YOUR GOAL
In the listing below, locate the line with "Convert this chart to Bokeh code." and the line with "177, 178, 178]", then output both and everything between them exactly, minus any pictures.

## START DATA PROVIDED

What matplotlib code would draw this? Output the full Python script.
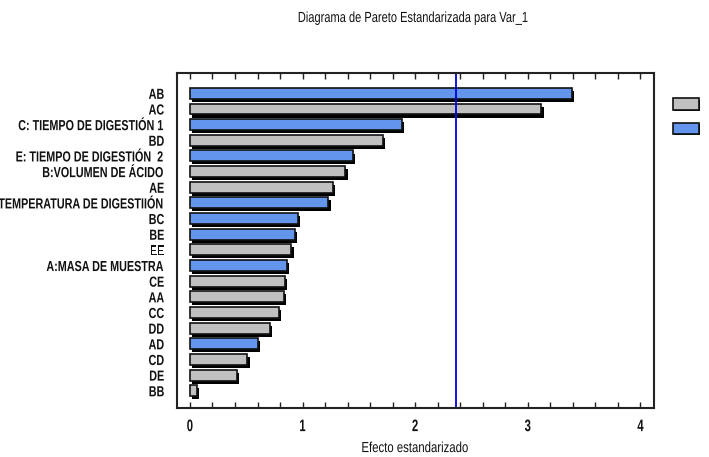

## END DATA PROVIDED
## START DATA PROVIDED

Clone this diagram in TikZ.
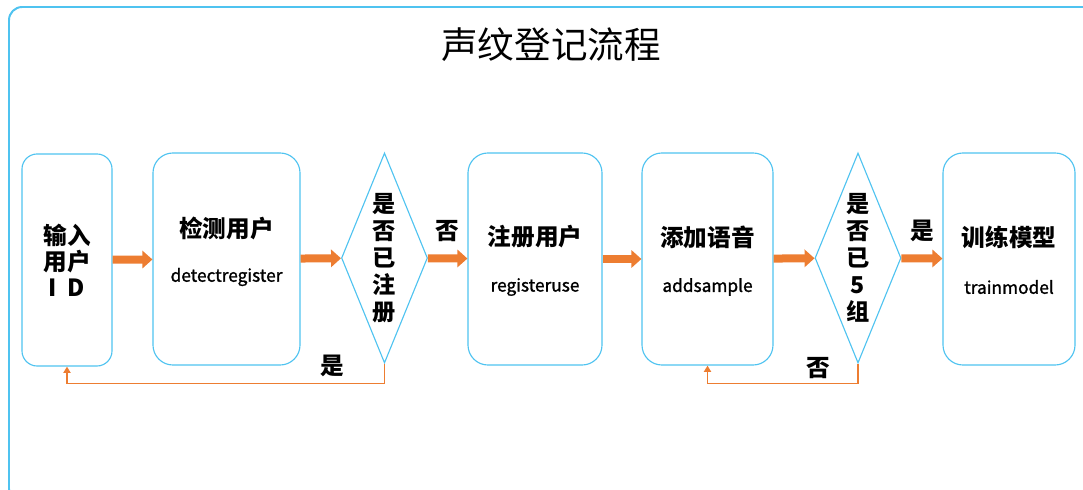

## END DATA PROVIDED
## START DATA PROVIDED

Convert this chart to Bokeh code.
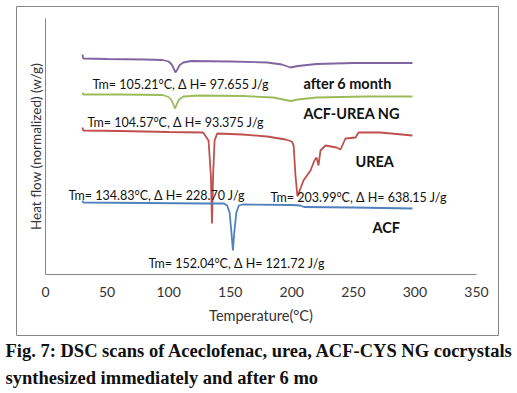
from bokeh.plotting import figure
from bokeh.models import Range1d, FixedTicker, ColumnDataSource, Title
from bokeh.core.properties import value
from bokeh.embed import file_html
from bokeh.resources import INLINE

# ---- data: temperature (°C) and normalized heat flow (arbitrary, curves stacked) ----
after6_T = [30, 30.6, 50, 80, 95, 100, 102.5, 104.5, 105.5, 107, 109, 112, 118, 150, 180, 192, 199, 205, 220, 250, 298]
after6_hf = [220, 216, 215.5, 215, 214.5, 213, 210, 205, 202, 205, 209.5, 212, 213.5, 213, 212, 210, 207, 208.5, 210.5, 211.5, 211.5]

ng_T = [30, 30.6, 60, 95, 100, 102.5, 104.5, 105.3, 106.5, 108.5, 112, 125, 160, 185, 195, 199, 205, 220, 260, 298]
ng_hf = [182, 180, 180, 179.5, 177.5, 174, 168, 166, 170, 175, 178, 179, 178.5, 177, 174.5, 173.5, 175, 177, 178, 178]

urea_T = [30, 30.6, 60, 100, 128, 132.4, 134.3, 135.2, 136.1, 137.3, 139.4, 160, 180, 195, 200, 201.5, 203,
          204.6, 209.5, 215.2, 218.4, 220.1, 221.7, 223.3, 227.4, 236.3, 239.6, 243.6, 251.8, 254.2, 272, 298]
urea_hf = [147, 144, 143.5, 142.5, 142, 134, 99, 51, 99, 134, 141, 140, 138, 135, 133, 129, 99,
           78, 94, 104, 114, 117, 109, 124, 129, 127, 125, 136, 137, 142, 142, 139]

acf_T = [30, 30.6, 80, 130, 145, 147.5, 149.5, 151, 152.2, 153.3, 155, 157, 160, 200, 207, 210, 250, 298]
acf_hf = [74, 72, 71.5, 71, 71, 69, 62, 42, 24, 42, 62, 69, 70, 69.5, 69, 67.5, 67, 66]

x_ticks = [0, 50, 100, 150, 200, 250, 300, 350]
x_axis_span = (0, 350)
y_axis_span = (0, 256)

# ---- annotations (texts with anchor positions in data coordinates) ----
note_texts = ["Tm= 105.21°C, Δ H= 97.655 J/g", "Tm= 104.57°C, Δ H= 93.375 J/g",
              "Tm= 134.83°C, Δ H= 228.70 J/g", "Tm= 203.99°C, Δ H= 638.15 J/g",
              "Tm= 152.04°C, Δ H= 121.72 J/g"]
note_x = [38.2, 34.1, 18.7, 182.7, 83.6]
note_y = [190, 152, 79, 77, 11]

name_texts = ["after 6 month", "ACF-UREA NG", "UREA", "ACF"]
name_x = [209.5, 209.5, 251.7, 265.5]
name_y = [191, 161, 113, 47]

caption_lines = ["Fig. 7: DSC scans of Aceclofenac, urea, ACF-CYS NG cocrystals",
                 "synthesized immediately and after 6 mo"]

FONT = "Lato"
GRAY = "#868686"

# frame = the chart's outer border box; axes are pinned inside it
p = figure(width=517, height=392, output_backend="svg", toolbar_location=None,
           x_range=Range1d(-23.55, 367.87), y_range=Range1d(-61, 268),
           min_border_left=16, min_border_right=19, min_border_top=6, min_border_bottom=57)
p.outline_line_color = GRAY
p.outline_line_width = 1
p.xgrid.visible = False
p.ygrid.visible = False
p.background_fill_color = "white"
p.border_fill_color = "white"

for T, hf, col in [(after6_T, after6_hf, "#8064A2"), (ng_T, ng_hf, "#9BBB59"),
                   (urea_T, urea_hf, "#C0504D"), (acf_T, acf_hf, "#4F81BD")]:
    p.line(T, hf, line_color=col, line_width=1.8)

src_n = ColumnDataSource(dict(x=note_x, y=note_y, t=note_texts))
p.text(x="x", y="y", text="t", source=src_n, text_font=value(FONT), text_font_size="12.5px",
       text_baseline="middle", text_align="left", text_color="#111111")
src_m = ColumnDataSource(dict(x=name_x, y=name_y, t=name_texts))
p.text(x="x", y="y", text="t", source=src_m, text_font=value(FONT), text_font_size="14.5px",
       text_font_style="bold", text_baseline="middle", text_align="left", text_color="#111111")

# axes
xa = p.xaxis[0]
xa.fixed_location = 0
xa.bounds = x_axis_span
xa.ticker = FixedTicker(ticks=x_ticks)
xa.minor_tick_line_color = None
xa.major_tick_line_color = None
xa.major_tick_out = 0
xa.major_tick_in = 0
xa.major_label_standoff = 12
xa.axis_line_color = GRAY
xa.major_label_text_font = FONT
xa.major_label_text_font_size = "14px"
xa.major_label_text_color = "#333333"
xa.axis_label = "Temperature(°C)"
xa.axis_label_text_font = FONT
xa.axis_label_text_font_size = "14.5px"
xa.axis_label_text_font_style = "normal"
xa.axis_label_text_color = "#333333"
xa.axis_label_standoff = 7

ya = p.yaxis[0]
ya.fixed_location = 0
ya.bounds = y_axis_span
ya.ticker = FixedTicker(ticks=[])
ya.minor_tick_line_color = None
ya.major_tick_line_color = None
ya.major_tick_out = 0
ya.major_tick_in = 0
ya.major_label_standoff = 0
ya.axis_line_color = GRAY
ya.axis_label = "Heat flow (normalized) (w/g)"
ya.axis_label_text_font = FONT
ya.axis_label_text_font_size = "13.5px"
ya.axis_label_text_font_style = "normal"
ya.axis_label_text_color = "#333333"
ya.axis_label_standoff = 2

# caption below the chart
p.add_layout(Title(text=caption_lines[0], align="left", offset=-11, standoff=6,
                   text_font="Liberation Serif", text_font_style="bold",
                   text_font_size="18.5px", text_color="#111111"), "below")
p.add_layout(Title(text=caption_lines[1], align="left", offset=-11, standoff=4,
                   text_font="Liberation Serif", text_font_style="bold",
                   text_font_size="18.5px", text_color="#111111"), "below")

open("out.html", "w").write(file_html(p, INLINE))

## END DATA PROVIDED

EXERCISE RESPONSE
Convert this chart to Bokeh code.
from bokeh.plotting import figure
from bokeh.models import Range1d, FixedTicker, ColumnDataSource, Title
from bokeh.core.properties import value
from bokeh.embed import file_html
from bokeh.resources import INLINE

# ---- data: temperature (°C) and normalized heat flow (arbitrary, curves stacked) ----
after6_T = [30, 30.6, 50, 80, 95, 100, 102.5, 104.5, 105.5, 107, 109, 112, 118, 150, 180, 192, 199, 205, 220, 250, 298]
after6_hf = [220, 216, 215.5, 215, 214.5, 213, 210, 205, 202, 205, 209.5, 212, 213.5, 213, 212, 210, 207, 208.5, 210.5, 211.5, 211.5]

ng_T = [30, 30.6, 60, 95, 100, 102.5, 104.5, 105.3, 106.5, 108.5, 112, 125, 160, 185, 195, 199, 205, 220, 260, 298]
ng_hf = [182, 180, 180, 179.5, 177.5, 174, 168, 166, 170, 175, 178, 179, 178.5, 177, 174.5, 173.5, 175, 177, 178, 178]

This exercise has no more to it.